No entorno de Blumenau, duas obras importantes foram levadas adiante, mas permanecem inacabadas: o acesso da Via Expressa à BR-470 e o Viaduto da Mafisa, que ficou sem a passagem ao Bairro Itoupavazinha. O Aeroporto de Navegantes, internacionalizado por Lula em 2004, conquistou uma nova sala de desembarque e o VOR, aparelho para tornar pousos e decolagens mais seguros – em fase de instalação. Enquanto isso, o número de embarques e desembarques cresceu 43% no último ano e a previsão da Infraero é atingir 1 milhão de passageiros em 2011, limite da capacidade.

POPULARIDADE

Obras, mais dinheiro no bolso e a presença frequente não foram suficientes para Lula repetir no Vale a popularidade inédita obtida Brasil afora. Em Blumenau, o presidente foi derrotado por Geraldo Alckmin nos dois turnos da reeleição, em 2006. O mesmo ocorreu com Dilma, este ano, contra José Serra – o tucano obteve quase 30 pontos de vantagem no segundo turno. Para o petista, doutor em Sociologia e professor do mestrado em Desenvolvimento Regional da Furb Valmor Schiochet, a rejeição de Lula no Vale é um fenômeno profundo ligado à cultura política conservadora que tem se manifestado na região.

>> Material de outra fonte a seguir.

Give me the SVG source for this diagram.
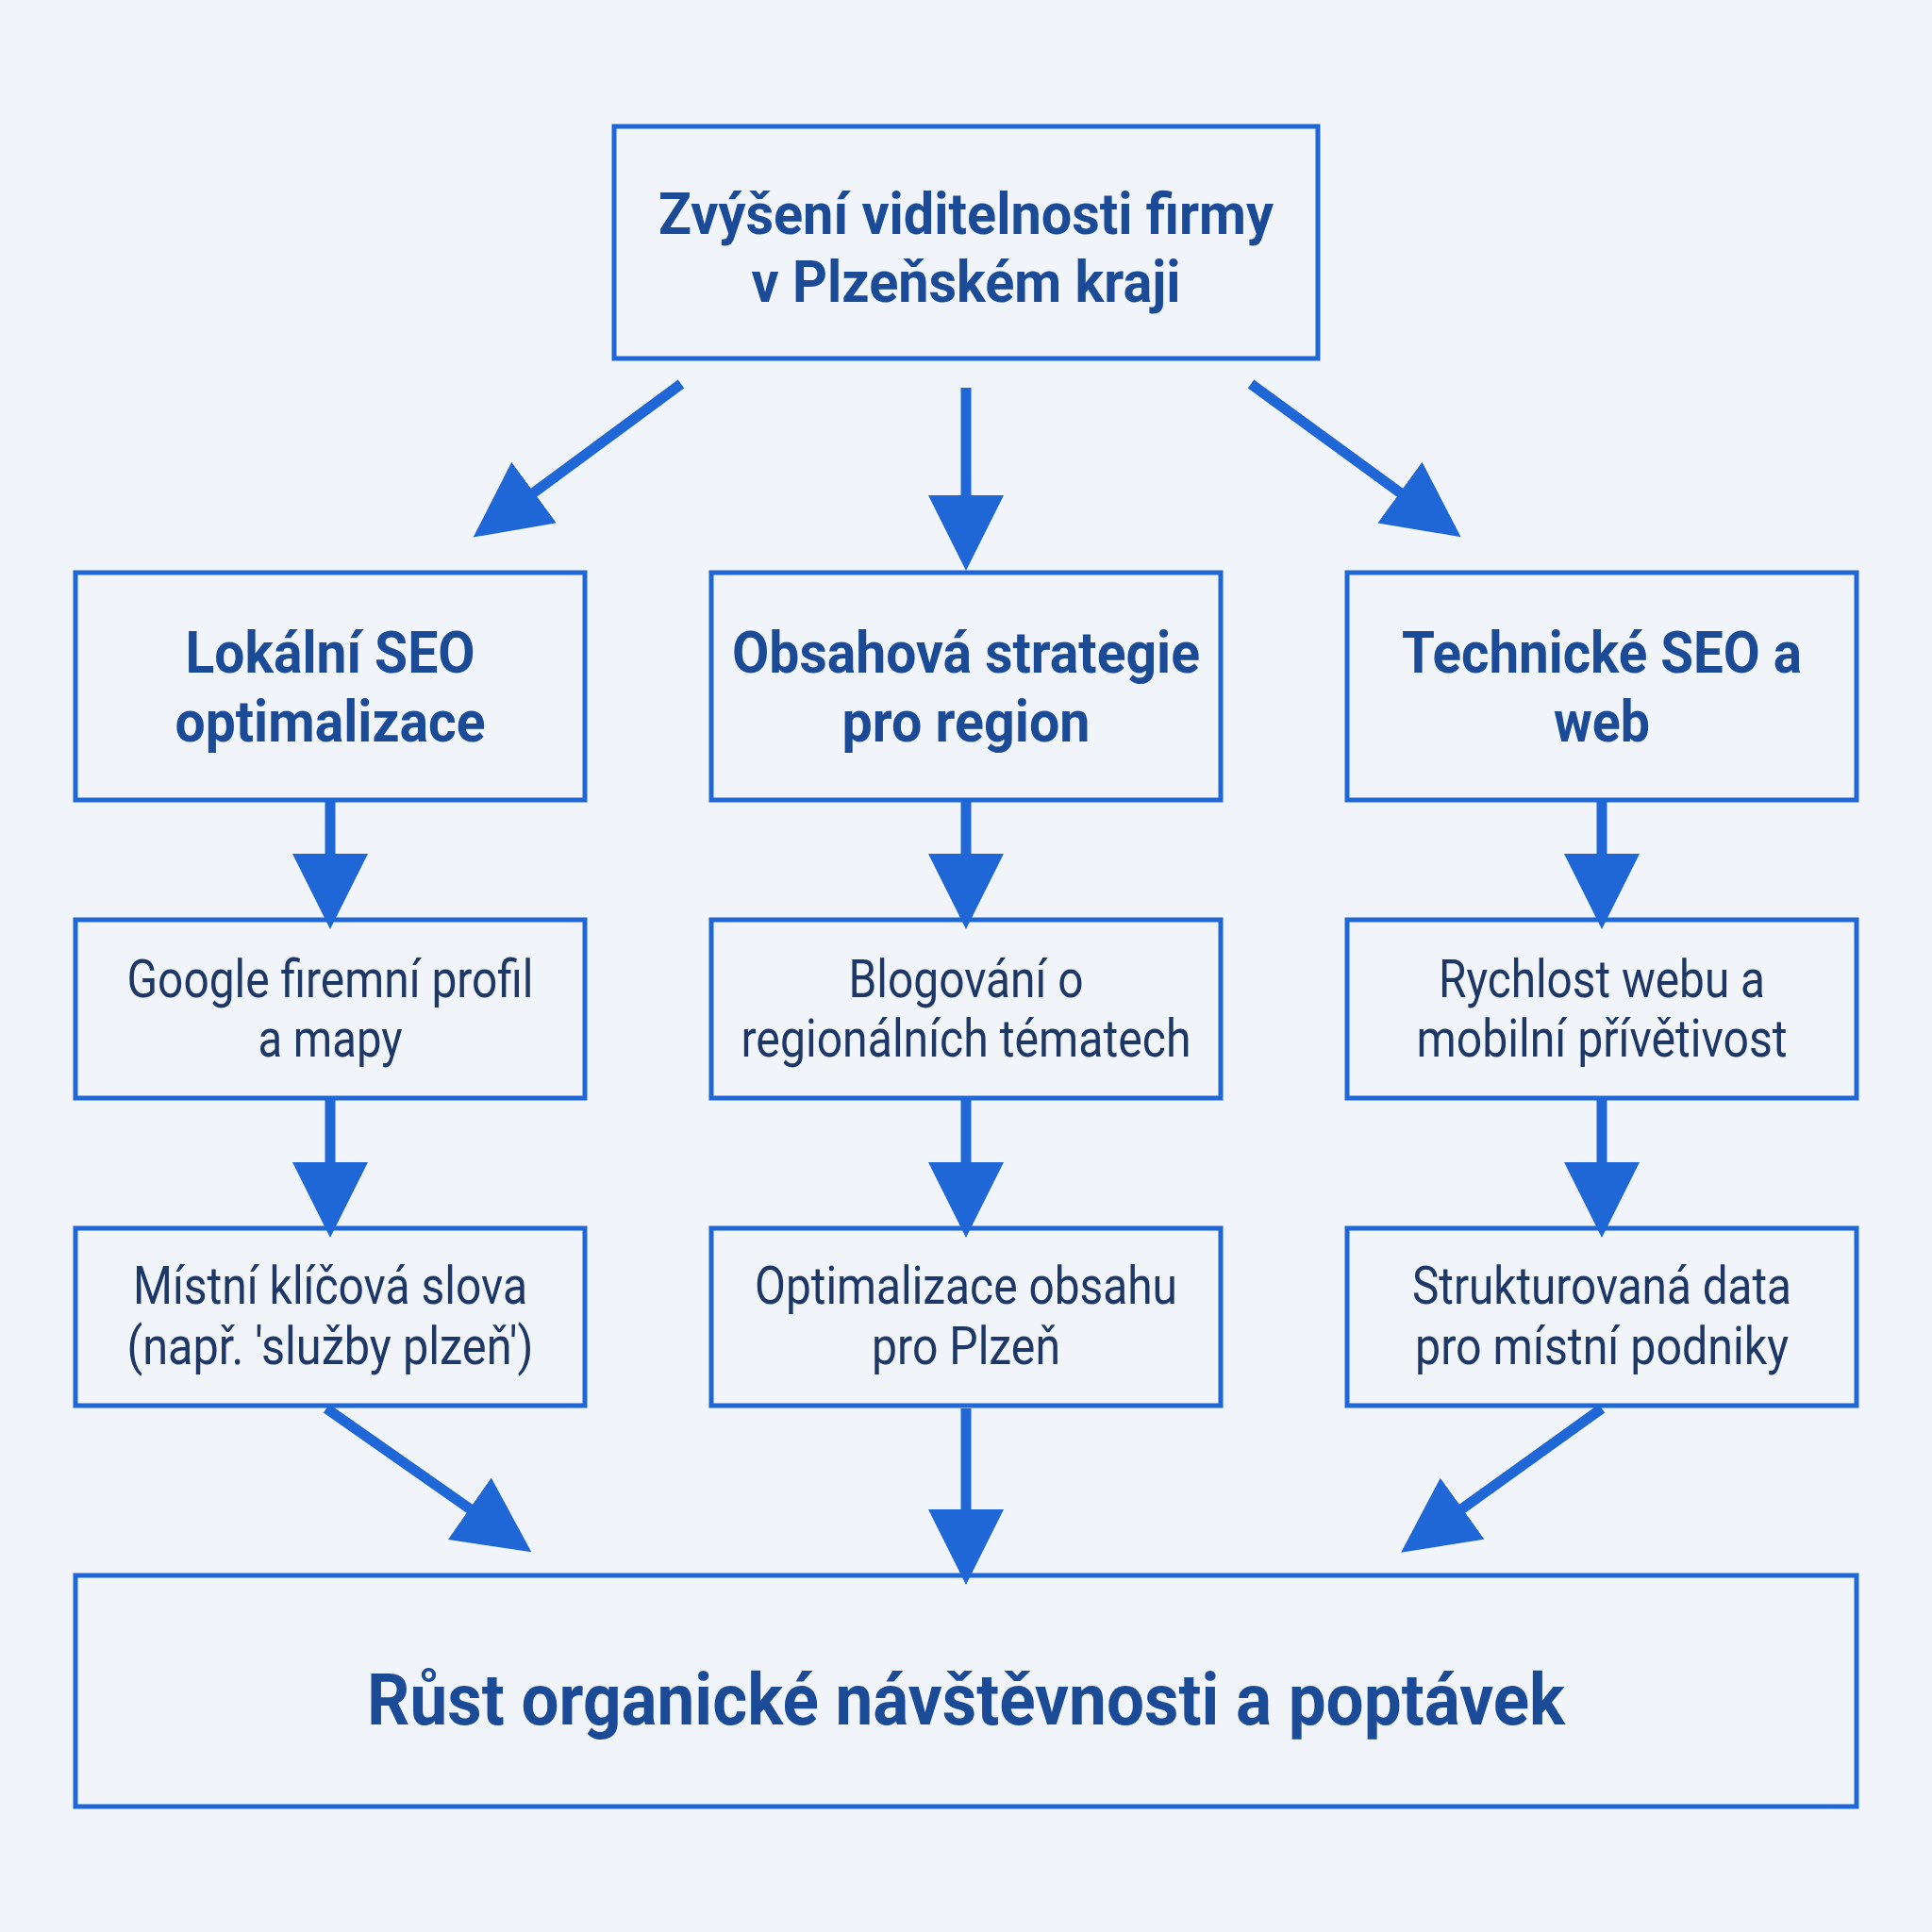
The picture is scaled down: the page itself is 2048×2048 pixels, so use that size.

Lula ainda será lembrado como o responsável pela criação do Parque Nacional Serra do Itajaí, em 2004, e por ter sido o primeiro chefe de Estado a participar do Encontro Econômico Brasil-Alemanha, em 2007. Sem querer, levou a Oktoberfest às páginas do New York Times. A reportagem de 2004 tratava do gosto de Lula por álcool. A foto o flagrava levantando um caneco na antiga Proeb.

O tempo decidirá em quais verbetes da enciclopédia da história estará Luiz Inácio Lula da Silva. No entanto, um fenômeno da era que termina é constatado por seguidores e críticos. Os últimos oito anos aproximaram o Brasil do Vale do Itajaí.

Em 2003, na mais marcante visita à região, o homem que será chamado de ex-presidente dentro de poucas horas desejou oferecer aos rincões brasileiros a qualidade de vida que avistou do palanque em frente à Catedral São Paulo Apóstolo, na XV:

– A gente olha pra cara de uma criança daqui e vê que a mãe comeu bem durante a gravidez, que a avó comeu e que a criança come desde que nasceu.

Desejo ainda distante de ser alcançado, mas bem mais próximo do que quando Lula o desejou.